EXERCISE TASK
Quote the material below exactly as written, from the first line to the line that holds "var width = 840, height = 397;", endpoints included.

DATA EXTRACT
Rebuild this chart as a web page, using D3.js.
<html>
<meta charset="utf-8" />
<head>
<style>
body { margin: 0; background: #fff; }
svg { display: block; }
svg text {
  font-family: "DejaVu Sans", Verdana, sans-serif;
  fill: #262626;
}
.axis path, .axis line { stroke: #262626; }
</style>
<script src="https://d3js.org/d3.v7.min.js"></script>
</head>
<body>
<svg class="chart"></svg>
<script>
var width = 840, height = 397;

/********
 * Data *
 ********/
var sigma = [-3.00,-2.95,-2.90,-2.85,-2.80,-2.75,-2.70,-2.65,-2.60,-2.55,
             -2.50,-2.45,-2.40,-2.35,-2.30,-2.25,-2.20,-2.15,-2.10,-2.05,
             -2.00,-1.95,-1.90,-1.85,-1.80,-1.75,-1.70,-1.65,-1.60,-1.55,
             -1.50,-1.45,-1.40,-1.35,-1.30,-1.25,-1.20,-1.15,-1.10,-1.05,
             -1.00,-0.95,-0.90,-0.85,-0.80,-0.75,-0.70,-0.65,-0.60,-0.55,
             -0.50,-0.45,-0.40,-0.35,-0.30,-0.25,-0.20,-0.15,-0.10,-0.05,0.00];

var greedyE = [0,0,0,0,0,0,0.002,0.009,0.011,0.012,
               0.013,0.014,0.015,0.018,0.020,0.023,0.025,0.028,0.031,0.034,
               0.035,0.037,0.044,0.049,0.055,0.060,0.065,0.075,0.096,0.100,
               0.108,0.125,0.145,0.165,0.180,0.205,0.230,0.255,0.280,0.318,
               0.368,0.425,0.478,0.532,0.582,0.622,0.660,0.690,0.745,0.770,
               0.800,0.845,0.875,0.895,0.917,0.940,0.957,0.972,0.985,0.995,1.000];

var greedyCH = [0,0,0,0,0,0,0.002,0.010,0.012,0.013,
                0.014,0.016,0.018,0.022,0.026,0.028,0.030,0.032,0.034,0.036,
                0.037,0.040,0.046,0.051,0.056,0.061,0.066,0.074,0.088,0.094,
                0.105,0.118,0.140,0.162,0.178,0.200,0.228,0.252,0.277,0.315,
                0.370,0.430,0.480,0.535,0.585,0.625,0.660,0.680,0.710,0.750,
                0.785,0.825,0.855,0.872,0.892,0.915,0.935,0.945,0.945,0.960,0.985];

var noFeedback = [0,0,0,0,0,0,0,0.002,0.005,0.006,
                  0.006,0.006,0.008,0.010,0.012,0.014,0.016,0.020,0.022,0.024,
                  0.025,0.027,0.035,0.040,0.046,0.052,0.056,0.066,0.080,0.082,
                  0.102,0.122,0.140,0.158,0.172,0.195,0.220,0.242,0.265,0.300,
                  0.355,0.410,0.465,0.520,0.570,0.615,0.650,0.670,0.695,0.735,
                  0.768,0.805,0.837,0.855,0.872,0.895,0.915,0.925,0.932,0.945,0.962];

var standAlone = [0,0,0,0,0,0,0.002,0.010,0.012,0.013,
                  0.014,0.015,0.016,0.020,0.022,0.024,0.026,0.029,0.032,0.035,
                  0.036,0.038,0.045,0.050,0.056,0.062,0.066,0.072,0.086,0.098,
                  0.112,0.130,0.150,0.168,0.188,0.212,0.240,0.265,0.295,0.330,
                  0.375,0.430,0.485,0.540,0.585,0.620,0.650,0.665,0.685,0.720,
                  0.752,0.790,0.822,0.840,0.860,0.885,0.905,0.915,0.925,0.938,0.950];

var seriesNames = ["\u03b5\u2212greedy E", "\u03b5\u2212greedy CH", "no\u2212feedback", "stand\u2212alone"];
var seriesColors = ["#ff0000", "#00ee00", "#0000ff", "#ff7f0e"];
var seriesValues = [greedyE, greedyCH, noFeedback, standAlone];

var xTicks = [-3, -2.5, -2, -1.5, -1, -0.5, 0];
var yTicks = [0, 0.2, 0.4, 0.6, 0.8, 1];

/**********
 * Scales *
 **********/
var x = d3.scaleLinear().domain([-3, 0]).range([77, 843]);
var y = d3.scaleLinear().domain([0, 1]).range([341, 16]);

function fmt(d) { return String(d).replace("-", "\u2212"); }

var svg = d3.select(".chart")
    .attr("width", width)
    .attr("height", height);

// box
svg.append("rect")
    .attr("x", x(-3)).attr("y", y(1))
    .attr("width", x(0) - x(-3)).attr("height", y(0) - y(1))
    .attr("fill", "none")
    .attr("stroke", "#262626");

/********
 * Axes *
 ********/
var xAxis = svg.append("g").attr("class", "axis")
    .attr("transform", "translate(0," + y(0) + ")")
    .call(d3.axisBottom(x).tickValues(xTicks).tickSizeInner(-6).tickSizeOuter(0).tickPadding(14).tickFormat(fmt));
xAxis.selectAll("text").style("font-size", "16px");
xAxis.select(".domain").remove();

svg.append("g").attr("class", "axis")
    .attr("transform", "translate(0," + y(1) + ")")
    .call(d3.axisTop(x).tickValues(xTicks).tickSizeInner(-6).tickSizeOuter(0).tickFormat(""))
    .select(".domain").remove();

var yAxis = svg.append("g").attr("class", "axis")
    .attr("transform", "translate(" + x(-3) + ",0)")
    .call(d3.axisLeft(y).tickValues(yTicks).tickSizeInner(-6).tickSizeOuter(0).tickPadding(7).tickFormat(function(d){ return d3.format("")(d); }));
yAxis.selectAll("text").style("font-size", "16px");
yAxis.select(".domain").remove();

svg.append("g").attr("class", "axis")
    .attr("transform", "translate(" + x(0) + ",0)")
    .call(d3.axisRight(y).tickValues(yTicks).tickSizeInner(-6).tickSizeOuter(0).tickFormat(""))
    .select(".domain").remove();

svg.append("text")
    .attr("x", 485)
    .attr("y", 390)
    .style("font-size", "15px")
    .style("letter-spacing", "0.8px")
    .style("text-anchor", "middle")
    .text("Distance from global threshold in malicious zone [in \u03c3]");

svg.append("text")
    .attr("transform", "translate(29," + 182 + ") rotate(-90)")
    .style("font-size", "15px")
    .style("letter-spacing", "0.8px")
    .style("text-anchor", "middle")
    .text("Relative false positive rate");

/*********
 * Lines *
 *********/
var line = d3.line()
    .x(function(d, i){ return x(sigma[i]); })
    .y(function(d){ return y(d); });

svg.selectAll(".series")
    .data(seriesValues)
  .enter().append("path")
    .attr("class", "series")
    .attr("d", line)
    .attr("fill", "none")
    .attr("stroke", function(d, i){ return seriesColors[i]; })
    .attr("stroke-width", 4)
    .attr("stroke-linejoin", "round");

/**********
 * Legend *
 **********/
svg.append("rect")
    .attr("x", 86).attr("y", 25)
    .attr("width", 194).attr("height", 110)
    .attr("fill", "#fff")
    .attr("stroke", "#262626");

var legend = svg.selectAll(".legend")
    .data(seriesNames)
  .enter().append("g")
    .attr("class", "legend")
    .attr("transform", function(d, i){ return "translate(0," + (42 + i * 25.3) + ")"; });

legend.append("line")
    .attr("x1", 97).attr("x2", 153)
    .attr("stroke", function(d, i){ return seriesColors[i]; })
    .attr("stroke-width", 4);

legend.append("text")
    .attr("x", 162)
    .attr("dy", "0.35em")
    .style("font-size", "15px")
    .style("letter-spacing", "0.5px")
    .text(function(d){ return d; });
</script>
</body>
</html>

RESPONSE TO THE TASK
Rebuild this chart as a web page, using D3.js.
<html>
<meta charset="utf-8" />
<head>
<style>
body { margin: 0; background: #fff; }
svg { display: block; }
svg text {
  font-family: "DejaVu Sans", Verdana, sans-serif;
  fill: #262626;
}
.axis path, .axis line { stroke: #262626; }
</style>
<script src="https://d3js.org/d3.v7.min.js"></script>
</head>
<body>
<svg class="chart"></svg>
<script>
var width = 840, height = 397;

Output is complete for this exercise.